In three essays, I present my findings in three interrelated aspects of online platforms. In the first chapter, I empirically study the economics of consumer limited attention in online markets and how sellers react to this bias. The second chapter focus on studying consumer search in online platforms under targeted search technology. And in the third chapter I study the platform's search and revenue design problem.

How do sellers react to consumer biases in online markets? In the first chapter I examine whether consumers are limited attentive to online ratings, and how sellers respond to it. Using 6.8 million transaction records on Taobao, I first demonstrate that consumers are limited attentive. The Taobao platform assigns each seller a summary symbol based on his/her rating score (net number of positive ratings) , and both the rating score and the symbol are made available to consumers. I show that the demand exhibits a discontinuous jump when a seller's rating score passes the threshold of a new summary symbol. More importantly, I find sellers appear to be responding by using different pricing strategies before and after reaching thresholds. As a seller's rating score gets closer to the next threshold, the seller's prices gets lower until the rating score reaches thresholds. Once the seller obtain a new summary symbol, the prices begin to increase. The kink in price levels is significant, suggesting sellers are responding to consumer limited attention.

Major online platforms such as Amazon and eBay have invested significantly in search technologies to direct consumer searches to relevant products. These technologies lead to targeted search, implying consumers are visiting more relevant sellers first. For example, consumers may directly enter their desirable attributes into search queries, and the platform will retrieve relevant sellers accordingly. The platform may also let consumers refine the search outcomes by various criteria. This study characterizes the role of targeted search, and examines how targeted search affects market equilibrium and platform design.

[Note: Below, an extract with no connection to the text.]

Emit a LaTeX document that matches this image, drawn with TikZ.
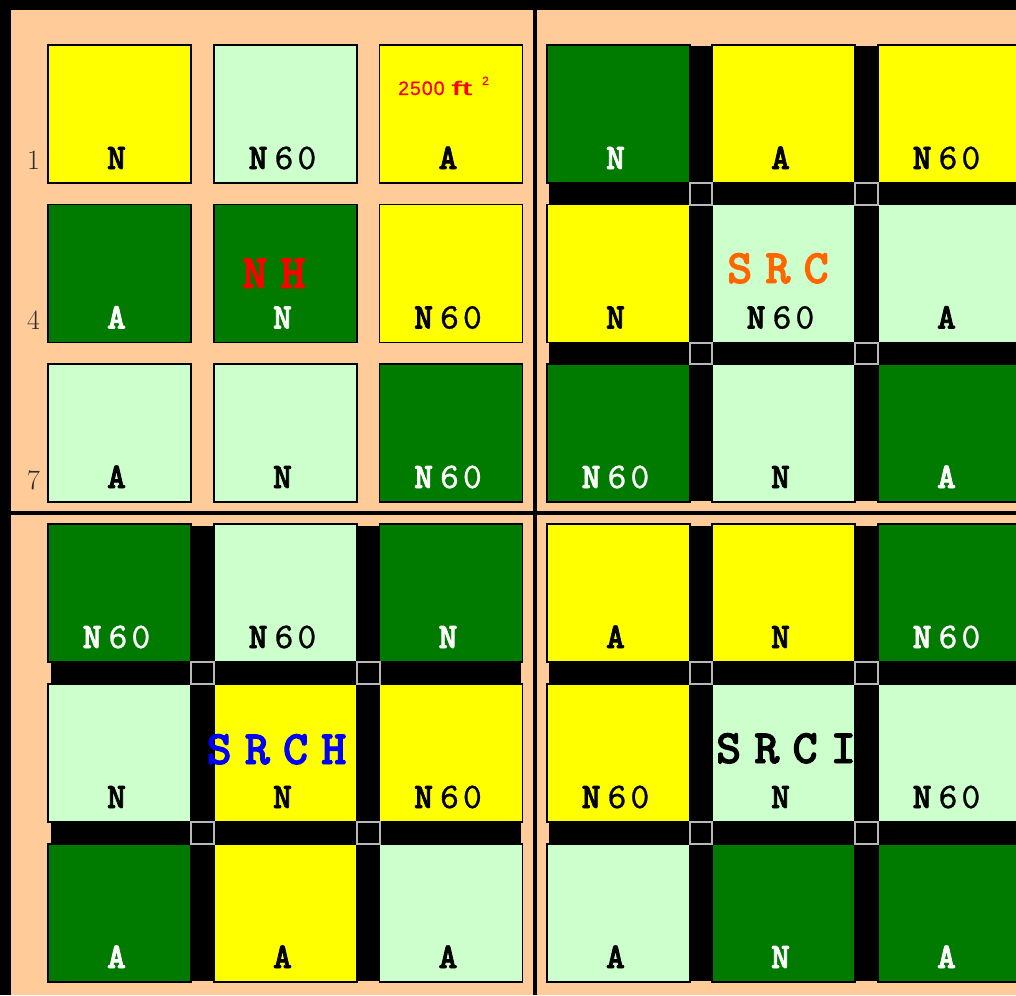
\documentclass[tikz,border=0pt]{standalone}
\usepackage{fontspec}
\newfontfamily\boldtt{lmmonolt10-bold.otf}[FakeBold=2]
\newfontfamily\regtt{lmmono10-regular.otf}[FakeBold=0.8]
\newfontfamily\areafont{Liberation Sans}[FakeBold=0.6]
\definecolor{peach}{HTML}{FFCC99}
\definecolor{dgreen}{HTML}{007B00}
\definecolor{lgreen}{HTML}{CCFFCC}
\definecolor{lyellow}{HTML}{FFFF00}
\definecolor{srcorange}{HTML}{FF6600}
\definecolor{jgray}{HTML}{B8B8B8}
\definecolor{rowgray}{HTML}{2A2A2A}
\tikzset{
  lotbox/.style={draw=black, line width=1.8pt, minimum width=143pt, minimum height=138pt,
    anchor=north west, inner sep=0pt, outer sep=0pt},
  lotlab/.style={inner sep=0pt, anchor=base, font=\fontsize{36}{36}\selectfont\boldtt},
  biglab/.style={inner sep=0pt, anchor=base, font=\fontsize{48}{48}\selectfont\boldtt},
  rowlab/.style={inner sep=0pt, anchor=base, text=rowgray, font=\fontsize{28}{28}\selectfont},
  road/.style={fill=black},
  junction/.style={draw=jgray, line width=2pt},
}
\newcommand\Nsix{N\kern7pt{\regtt 6\kern4pt 0}}
\newcommand\gp{\kern13pt}
% name, x, y, fill, label, text colour
\newcommand\lot[6]{%
  \node[lotbox, fill=#4] (#1) at (#2,#3) {};
  \node[lotlab, text=#6] (#1-lab) at ([xshift=-3pt,yshift=14pt]#1.south) {#5};
}
\begin{document}
\begin{tikzpicture}[x=1pt,y=-1pt]
\useasboundingbox (0,0) rectangle (1016,995);
\clip (0,0) rectangle (1016,995);
\fill[peach] (0,0) rectangle (1016,995);
% frame and quadrant dividers
\fill[black] (0,0) rectangle (1016,10);
\fill[black] (0,0) rectangle (11,995);
\fill[black] (532.5,10) rectangle (536.5,995);
\fill[black] (11,511) rectangle (1016,515);
% roads
\fill[road] (549,46.5) rectangle (1020,500.5);
\fill[road] (50.5,525.5) rectangle (520.5,980.5);
\fill[road] (549,525.5) rectangle (1020,980.5);
% top-left quadrant
\lot{a11}{48}{45}{lyellow}{N}{black}
\lot{a12}{214}{45}{lgreen}{\Nsix}{black}
\lot{a13}{379.5}{45}{lyellow}{A}{black}
\lot{a21}{48}{204.5}{dgreen}{A}{white}
\lot{a22}{214}{204.5}{dgreen}{N}{white}
\lot{a23}{379.5}{204.5}{lyellow}{\Nsix}{black}
\lot{a31}{48}{364}{lgreen}{A}{black}
\lot{a32}{214}{364}{lgreen}{N}{black}
\lot{a33}{379.5}{364}{dgreen}{\Nsix}{white}
% top-right quadrant
\lot{b11}{547}{45}{dgreen}{N}{white}
\lot{b12}{712}{45}{lyellow}{A}{black}
\lot{b13}{878}{45}{lyellow}{\Nsix}{black}
\lot{b21}{547}{204.5}{lyellow}{N}{black}
\lot{b22}{712}{204.5}{lgreen}{\Nsix}{black}
\lot{b23}{878}{204.5}{lgreen}{A}{black}
\lot{b31}{547}{364}{dgreen}{\Nsix}{white}
\lot{b32}{712}{364}{lgreen}{N}{black}
\lot{b33}{878}{364}{dgreen}{A}{white}
% bottom-left quadrant
\lot{c11}{48}{524}{dgreen}{\Nsix}{white}
\lot{c12}{214}{524}{lgreen}{\Nsix}{black}
\lot{c13}{379.5}{524}{dgreen}{N}{white}
\lot{c21}{48}{684}{lgreen}{N}{black}
\lot{c22}{214}{684}{lyellow}{N}{black}
\lot{c23}{379.5}{684}{lyellow}{\Nsix}{black}
\lot{c31}{48}{844}{dgreen}{A}{white}
\lot{c32}{214}{844}{lyellow}{A}{black}
\lot{c33}{379.5}{844}{lgreen}{A}{black}
% bottom-right quadrant
\lot{d11}{547}{524}{lyellow}{A}{black}
\lot{d12}{712}{524}{lyellow}{N}{black}
\lot{d13}{878}{524}{dgreen}{\Nsix}{white}
\lot{d21}{547}{684}{lyellow}{\Nsix}{black}
\lot{d22}{712}{684}{lgreen}{N}{black}
\lot{d23}{878}{684}{lgreen}{\Nsix}{black}
\lot{d31}{547}{844}{lgreen}{A}{black}
\lot{d32}{712}{844}{dgreen}{N}{white}
\lot{d33}{878}{844}{dgreen}{A}{white}
% junctions
\foreach \q in {b,c,d}{
  \draw[junction] (\q11.south east) rectangle (\q22.north west);
  \draw[junction] (\q12.south east) rectangle (\q23.north west);
  \draw[junction] (\q21.south east) rectangle (\q32.north west);
  \draw[junction] (\q22.south east) rectangle (\q33.north west);
}
% row numbers
\node[rowlab] (row1) at (33.5,170) {1};
\node[rowlab] (row4) at (33.5,329) {4};
\node[rowlab] (row7) at (33.5,489) {7};
% area note
\node[inner sep=0pt, anchor=base west, text=red, font=\fontsize{19.5}{19.5}\selectfont\areafont] (area) at (398,95)
  {2\kern1pt 5\kern1pt 0\kern1pt 0\kern7pt\scalebox{1.9}[1]{ft}\kern10pt\raisebox{10pt}{\fontsize{12}{12}\selectfont 2}};
% big labels
\node[biglab, text=red] (nh) at ([xshift=-11.5pt,yshift=-83.5pt]a22.north) {N\gp H};
\node[biglab, text=srcorange] (src) at ([xshift=-5.5pt,yshift=-78.5pt]b22.north) {S\gp R\gp C};
\node[biglab, text=blue] (srch) at ([xshift=-9pt,yshift=-80pt]c22.north) {S\gp R\gp C\gp H};
\node[biglab, text=black] (srci) at ([xshift=2.5pt,yshift=-79pt]d22.north) {S\gp R\gp C\gp I};
\end{tikzpicture}
\end{document}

In the second chapter, I model targeted search in a differentiated market with many firms where consumers search sequentially for the best product match. One of the central results of the analysis is how targeted search affects equilibrium prices. I find its impact on price is not monotonic. When targeting is not too precise, targeted search lowers the equilibrium price. It makes sellers more similar and intensifies price competition, despite the fact that all consumers face sellers with better fit. However, once the targeting becomes sufficiently precise, the equilibrium price increases, because highly targeted search discourages active consumer search and gives sellers monopoly power. Using a unique dataset from Taobao, I find some suggestive evidence that is consistent with the model predictions.

Within this setup, I endogenize the search design by allowing the platform to choose the precision of targeted search and the revenue model contract in the third chapter. I consider two major platform revenue models, commission and promoted slots, with consumer search. The platform, by providing targeted search with precision up to the aforementioned limit, can extract more consumer surplus through higher commission rates, because targeted search improves consumer surplus by lowering search cost, increasing fit, and lowering price. With targeted search up to the limit, the platform can also extract more surplus from sellers by offering promoted slots, because sellers can use promoted slots to better target consumers. However, once targeted search becomes too precise, the market will face a price hike, hurting the platform revenue in both models. Therefore, I find that in both revenue models, the platform may want to limit the precision of targeted search even if improving it is costless, with or without consumer entry.